9 August 2025

Illegal Military Occupation

A military occupation, in international law, is a temporary state of affairs governed by the laws of war, specifically the 1907 Hague Regulations and the 1949 Fourth Geneva Convention. As defined in Article 42 of the Hague Regulations, a territory is considered occupied "when it is actually placed under the authority of the hostile army." The fundamental principle of a lawful occupation is that it is temporary and does not grant the occupying power sovereignty over the territory. The occupying power is a custodian, obligated to administer the territory for the benefit of the local populace, protect their rights, and refrain from changing the demographic or legal status of the land.

An occupation becomes illegal when it violates these foundational principles or is a result of an illegal act of aggression. International legal consensus, supported by numerous UN resolutions and recent advisory opinions from the International Court of Justice (ICJ), holds that the long-term nature of Israel's presence in the Palestinian territories, which has now lasted for decades, and its associated policies have transformed it into an illegal occupation. Key violations cited include the transfer of its own civilian population into the occupied territory (settlements), the exploitation of natural resources, and measures that systematically alter the demographic composition of the land. These actions are seen as a form of de facto annexation, a practice strictly prohibited under international law.

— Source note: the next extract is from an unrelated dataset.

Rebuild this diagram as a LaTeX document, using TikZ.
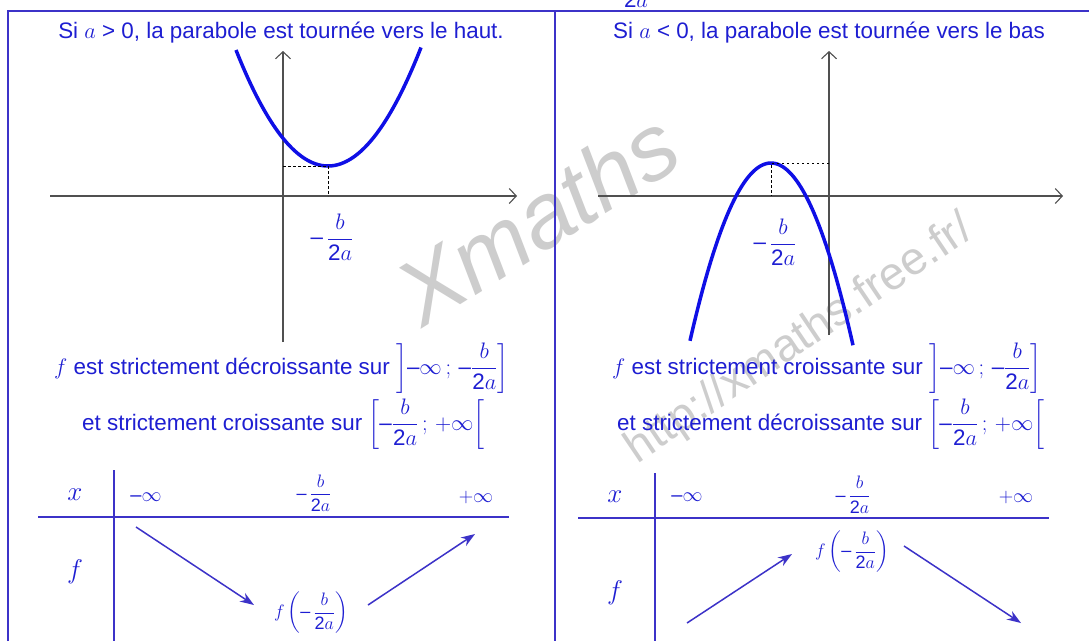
\RequirePackage{fix-cm}
\documentclass[tikz,border=0pt]{standalone}
\usepackage{fontspec}
\setmainfont{Liberation Sans}
\usepackage{amsmath}
\usetikzlibrary{arrows.meta}
\definecolor{linecol}{RGB}{60,50,200}
\definecolor{txt}{RGB}{30,30,210}
\definecolor{crv}{RGB}{15,15,230}
\definecolor{axc}{RGB}{80,80,80}
\definecolor{wm}{RGB}{205,205,205}
\newcommand{\mfrac}{\dfrac{b}{\mbox{2}a}}
\newcommand{\mneg}{\mbox{–}}
\begin{document}
\begin{tikzpicture}[x=1pt,y=-1pt,
  frame/.style={draw=linecol,line width=1.5pt},
  axis/.style={draw=axc,line width=1.1pt,-{Straight Barb[length=7pt,width=15pt,line width=1.1pt]}},
  curve/.style={draw=crv,line width=3.5pt},
  dotl/.style={draw=black,line width=0.9pt,dash pattern=on 2.5pt off 2.5pt},
  title/.style={text=txt,font=\fontsize{22.4}{26}\selectfont,inner sep=0pt},
  body/.style={text=txt,font=\fontsize{22.4}{27}\selectfont,inner sep=0pt},
  tabt/.style={text=txt,font=\fontsize{20}{24}\selectfont,inner sep=0pt},
  tabv/.style={text=txt,font=\fontsize{27}{30}\selectfont,inner sep=0pt},
  tabs/.style={text=txt,font=\fontsize{18}{22}\selectfont,inner sep=0pt},
  tabl/.style={draw=linecol,line width=1.5pt},
  var/.style={draw=linecol,line width=1.5pt,-{Stealth[length=14pt,width=10pt]}},
  wmark/.style={text=wm,inner sep=0pt}]
\useasboundingbox (0,0) rectangle (1089,641);
\fill[white] (0,0) rectangle (1089,641);
% watermarks
\node[wmark,rotate=34,font=\fontsize{46}{46}\selectfont] (url) at (800,340) {http://xmaths.free.fr/};
\node[wmark,rotate=32,font=\fontsize{92}{92}\selectfont\itshape] (xm) at (537,218) {Xmaths};
% frame
\draw[frame] (8,641) -- (8,11) -- (1089,11);
\draw[frame] (555,11) -- (555,641);
\node[title,anchor=base] (frag) at (636,7) {$\mbox{2}a$};
% ---------- left panel
\node[title] (t1) at (281,33) {Si $a$ > 0, la parabole est tournée vers le haut.};
\coordinate (xl0) at (50,196); \coordinate (xl1) at (517,196);
\coordinate (yl0) at (283,342); \coordinate (yl1) at (283,51);
\draw[axis] (xl0) -- (xl1);
\draw[axis] (yl0) -- (yl1);
\draw[curve] plot[domain=236:421,samples=80] (\x,{166-0.0137*(\x-328)^2});
\coordinate (vl) at (328,166);
\draw[dotl] (283,166) -- (vl) -- (328,196);
\node[body] (lab1) at (332,237) {$\mneg\,\mfrac$};
\node[body,anchor=base west] (d1) at (54,374) {$f$ est strictement décroissante sur $\left]\mneg\infty\,;\,\mneg\mfrac\right]$};
\node[body,anchor=base west] (c1) at (82,430) {et strictement croissante sur $\left[\mneg\mfrac\,;\,{+}\infty\right[$};
% table left
\draw[tabl] (114,470) -- (114,641);
\draw[tabl] (38,517) -- (509,517);
\node[tabv] (xL) at (75,495) {$x$};
\node[tabt] (miL) at (146,497) {$\mneg\infty$};
\node[tabs] (frL) at (314,493) {$\mneg\,\mfrac$};
\node[tabt] (plL) at (476,497) {$+\infty$};
\node[tabv] (fL) at (75,572) {$f$};
\node[tabs] (minL) at (311,613) {$f\left(\mneg\,\mfrac\right)$};
\coordinate (aL1) at (136,527); \coordinate (aL2) at (254,605);
\coordinate (aL3) at (368,605); \coordinate (aL4) at (475,534);
\draw[var] (aL1) -- (aL2);
\draw[var] (aL3) -- (aL4);
% ---------- right panel
\node[title] (t2) at (829,33) {Si $a$ < 0, la parabole est tournée vers le bas};
\coordinate (xr0) at (598,196); \coordinate (xr1) at (1063,196);
\coordinate (yr0) at (829,335); \coordinate (yr1) at (829,51);
\draw[axis] (xr0) -- (xr1);
\draw[axis] (yr0) -- (yr1);
\draw[curve] plot[domain=690:853,samples=80] (\x,{163+0.0271*(\x-771)^2});
\coordinate (vr) at (771,163);
\draw[dotl] (829,163) -- (vr) -- (771,196);
\node[body] (lab2) at (775,242) {$\mneg\,\mfrac$};
\node[body,anchor=base west] (c2) at (612,374) {$f$ est strictement croissante sur $\left]\mneg\infty\,;\,\mneg\mfrac\right]$};
\node[body,anchor=base west] (d2) at (617,430) {et strictement décroissante sur $\left[\mneg\mfrac\,;\,{+}\infty\right[$};
% table right
\draw[tabl] (655,473) -- (655,641);
\draw[tabl] (578,518) -- (1049,518);
\node[tabv] (xR) at (615,497) {$x$};
\node[tabt] (miR) at (687,497) {$\mneg\infty$};
\node[tabs] (frR) at (853,495) {$\mneg\,\mfrac$};
\node[tabt] (plR) at (1016,497) {$+\infty$};
\node[tabv] (fR) at (615,593) {$f$};
\node[tabs] (maxR) at (852,552) {$f\left(\mneg\,\mfrac\right)$};
\coordinate (aR1) at (687,623); \coordinate (aR2) at (792,554);
\coordinate (aR3) at (904,546); \coordinate (aR4) at (1021,623);
\draw[var] (aR1) -- (aR2);
\draw[var] (aR3) -- (aR4);
\end{tikzpicture}
\end{document}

A critical pillar of international law, enshrined in the UN Charter, is the right to self-determination. This is the right of a people to freely determine their political status and pursue their economic, social, and cultural development without external interference. The UN General Assembly's 1960 "Declaration on the Granting of Independence to Colonial Countries and Peoples" further affirmed that alien subjugation and foreign occupation constitute a denial of fundamental human rights. In the context of a military occupation, the right to self-determination for the occupied people remains inalienable. Conversely, an occupying power, which does not hold sovereignty over the territory, cannot claim a right to self-determination within that occupied land. The purpose of occupation is to maintain order until a political solution is reached, not to establish a new sovereign entity or displace the existing population.

The ICJ and other international bodies have consistently found that Israel's policies in the Occupied Palestinian Territories have violated the right of the Palestinian people to self-determination. The establishment and expansion of settlements, the construction of the separation barrier, and the fragmentation of Palestinian lands are all seen as direct impediments to the creation of a contiguous and viable state. By contrast, Israel's government has argued that the territories are not "occupied" but rather "disputed," and that the Fourth Geneva Convention does not apply. This position, however, has been overwhelmingly rejected by the international community. Therefore, under the framework of international law, the occupying power has no right to alter the territory's status or to use its control as a means of establishing its own claims to the land, as this would violate the core principles of occupation and the fundamental right to self-determination of the occupied populace.